Inflatable animals: These natural oddities blow themselves up like a balloon – for surprising reasons

Inflatable animals: These natural oddities blow themselves up like a balloon – for surprising reasons

From defence to display, these inflatable animals have evolved extraordinary ways to puff up their bodies — often with dramatic results

Published: June 6, 2025 at 1:25 pm

In the natural world, a surprising number of animals have developed the ability to swell up — whether to ward off predators, squeeze into tight spaces, attract a mate or amplify their calls. These creatures show that getting bigger is sometimes the best way to survive.

Animals that swell up or inflate

Pufferfish

Close up of Guineafowl Pufferfish eye
Guineafowl pufferfish (credit: Getty Images)

One of the deadliest animals in the ocean, pufferfish contain tetrodotoxin (TTX), a lethal poison found in some bacteria in their diet. Nevertheless, they are threatened by predators like any other sea creature – and they aren’t able to escape predators as quickly as other species due to their small fins, which make them slow swimmers. Instead, they rely on puffing themselves up to make themselves too big to eat.

They do this by sucking water or air into their elastic stomachs, which – thanks to their modified gill muscles and lack of ribs – helps them swell like a balloon.
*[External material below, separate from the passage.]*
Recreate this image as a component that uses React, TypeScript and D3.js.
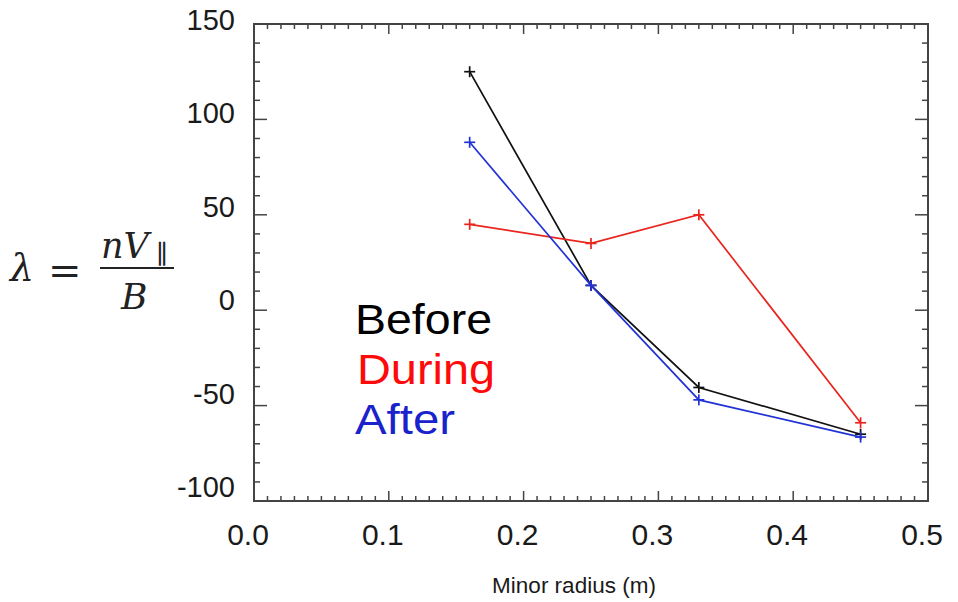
import React from "react";
import * as d3 from "d3";

const radius = [0.16, 0.25, 0.33, 0.45];
const before = [125, 13, -40.5, -65];
const during = [45, 35, 50, -59];
const after = [88, 13, -47, -66.5];
const xTicks = [0.0, 0.1, 0.2, 0.3, 0.4, 0.5];
const yTicks = [150, 100, 50, 0, -50, -100];
const legendLabels = ["Before", "During", "After"];

const W = 958, H = 602;
const L = 254, R = 928, T = 24, B = 501;

export default function App() {
  const x = d3.scaleLinear().domain([0, 0.5]).range([L, R]);
  const y = d3.scaleLinear().domain([-100, 150]).range([B, T]);
  const line = d3.line<[number, number]>().x(d => x(d[0])).y(d => y(d[1]));
  const series = [
    { vals: before, color: "#111111" },
    { vals: during, color: "#e8261e" },
    { vals: after, color: "#2233d6" },
  ];
  const legendColors = ["#000000", "#ff0a0a", "#1a22cc"];
  const legendWidths = [137, 138, 100];
  const xMinor = d3.range(0, 51).map(i => i / 100);
  const yMinor = d3.range(-100, 151, 10);
  const axisColor = "#444";
  const font = "'Liberation Sans', Arial, Helvetica, sans-serif";
  const serif = "'DejaVu Serif', 'Liberation Serif', serif";
  return (
    <svg width={W} height={H} style={{ position: "absolute", left: 0, top: 0, background: "#fff" }}>
      <rect x={0} y={0} width={W} height={H} fill="#fff" />
      <rect x={L} y={T} width={R - L} height={B - T} fill="none" stroke={axisColor} strokeWidth={2} />
      {xMinor.map((v, i) => {
        const major = i % 10 === 0;
        const len = major ? 10 : 5;
        return (
          <g key={"xt" + i}>
            <line x1={x(v)} x2={x(v)} y1={B} y2={B - len} stroke={axisColor} strokeWidth={1.5} />
            <line x1={x(v)} x2={x(v)} y1={T} y2={T + len} stroke={axisColor} strokeWidth={1.5} />
          </g>
        );
      })}
      {yMinor.map((v, i) => {
        const major = v % 50 === 0;
        const len = major ? 13 : 6;
        return (
          <g key={"yt" + i}>
            <line x1={L} x2={L + len} y1={y(v)} y2={y(v)} stroke={axisColor} strokeWidth={1.5} />
            <line x1={R} x2={R - len} y1={y(v)} y2={y(v)} stroke={axisColor} strokeWidth={1.5} />
          </g>
        );
      })}
      {xTicks.map((v, i) => (
        <text key={"xl" + i} x={x(v) - 6} y={545} textAnchor="middle" fontFamily={font} fontSize={30} fill="#1a1a1a">
          {v.toFixed(1)}
        </text>
      ))}
      {yTicks.map((v, i) => (
        <text key={"yl" + i} x={235} y={y(v) + 6 - (150 - v) * 0.04} textAnchor="end" fontFamily={font} fontSize={29} fill="#1a1a1a">
          {String(v)}
        </text>
      ))}
      <text x={574} y={593} textAnchor="middle" fontFamily={font} fontSize={22.5} fill="#1a1a1a">
        Minor radius (m)
      </text>
      <g fontFamily={serif} fill="#222">
        <text x={10} y={281} fontSize={38} fontStyle="italic">λ</text>
        <text x={48} y={284} fontSize={40}>=</text>
        <text x={101} y={258} fontSize={35} fontStyle="italic">nV</text>
        <text x={156} y={263} fontSize={26}>∥</text>
        <line x1={100} x2={174} y1={268} y2={268} stroke="#222" strokeWidth={2} />
        <text x={121} y={309} fontSize={36} fontStyle="italic">B</text>
      </g>
      {series.map((s, si) => {
        const pts: [number, number][] = radius.map((r, i) => [r, s.vals[i]]);
        return (
          <g key={"s" + si}>
            <path d={line(pts) || ""} fill="none" stroke={s.color} strokeWidth={1.7} />
            {pts.map((p, i) => (
              <g key={i} stroke={s.color} strokeWidth={1.7}>
                <line x1={x(p[0]) - 5.5} x2={x(p[0]) + 5.5} y1={y(p[1])} y2={y(p[1])} />
                <line x1={x(p[0])} x2={x(p[0])} y1={y(p[1]) - 5.5} y2={y(p[1]) + 5.5} />
              </g>
            ))}
          </g>
        );
      })}
      {legendLabels.map((t, i) => (
        <text key={"lg" + i} x={i === 1 ? 357 : 355} y={334 + i * 50} fontFamily={font} fontSize={43}
          fill={legendColors[i]} textLength={legendWidths[i]} lengthAdjust="spacingAndGlyphs">
          {t}
        </text>
      ))}
    </svg>
  );
}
This allows them to grow up to four times their usual size.

Swell shark

Swell shark
Swell shark (credit: Getty Images)

The swell shark’s name is a bit of a giveaway, as it is indeed a master of self-inflation. Usually a slender bottom-dweller, the swell shark will slip into a small hole or crevice if it’s threatened. Here, it will inflate its body to twice its original size and become wedged in place, making it almost impossible for the predator to reach. In open water, it can grab its tail in its mouth and expand like a rubber ring, making it difficult for the predator to negotiate.

Understandably we named it one of the weirdest sharks in the ocean!

Hooded seal

Hooded seals take their name from the inflatable hood on the head of the adult male. They also have a balloon-like sac which they can inflate from inside one of their nostrils, by shutting off a nostril valve and inflating a membrane so a bright red balloon appears from the other nostril. When shaken, this membrane is able to produce sounds and calls. It develops for acoustic signalling, so seals can attempt to warn off competing species while swimming, and is also used to attract a mate.

Twig snakes

Twig snake with trees behind
Twig snake (credit: Getty Images)

When twig snakes are under threat, they can inflate their throat as a warning gesture – and it may then strike, delivering its highly toxic venom.

Porcupinefish 

Spot-fin porcupinefish in the sea
Spot-fin porcupinefish (credit: Getty Images)

Though easily confused, porcupinefish and pufferfish are distinct species, belonging to different families. Like pufferfish, porcupinefish can inflate – but they look markedly different when they do so, due to their well-developed spines.

Painted tree frog

Close-up of frog on leaf
Painted tree frog (credit: Getty Images)

The painted tree frog is able to produce its trademark piercing screech by inflating its vocal sac – a flexible membrane that most male frogs and toads possess. Air is released from the lungs and into the larynx, the vibrations of which emit a sound. This resonates on the membrane of the vocal sac, which helps amplify the sounds of their mating call.

Great frigatebird 

Great Frigatebird Landing with Pouch Extended
Great frigatebird with pouch extended (credit: Getty Images)

During breeding season, the male great frigatebird – one of the weirdest birds in the world – will inflate their gular sac – the area of featherless skin that joins their beak to their neck. These are bright red in colour, so the courtship display of the great frigatebird is particularly eye-catching. The males will shake their heads and quiver their wings as they call out to the females.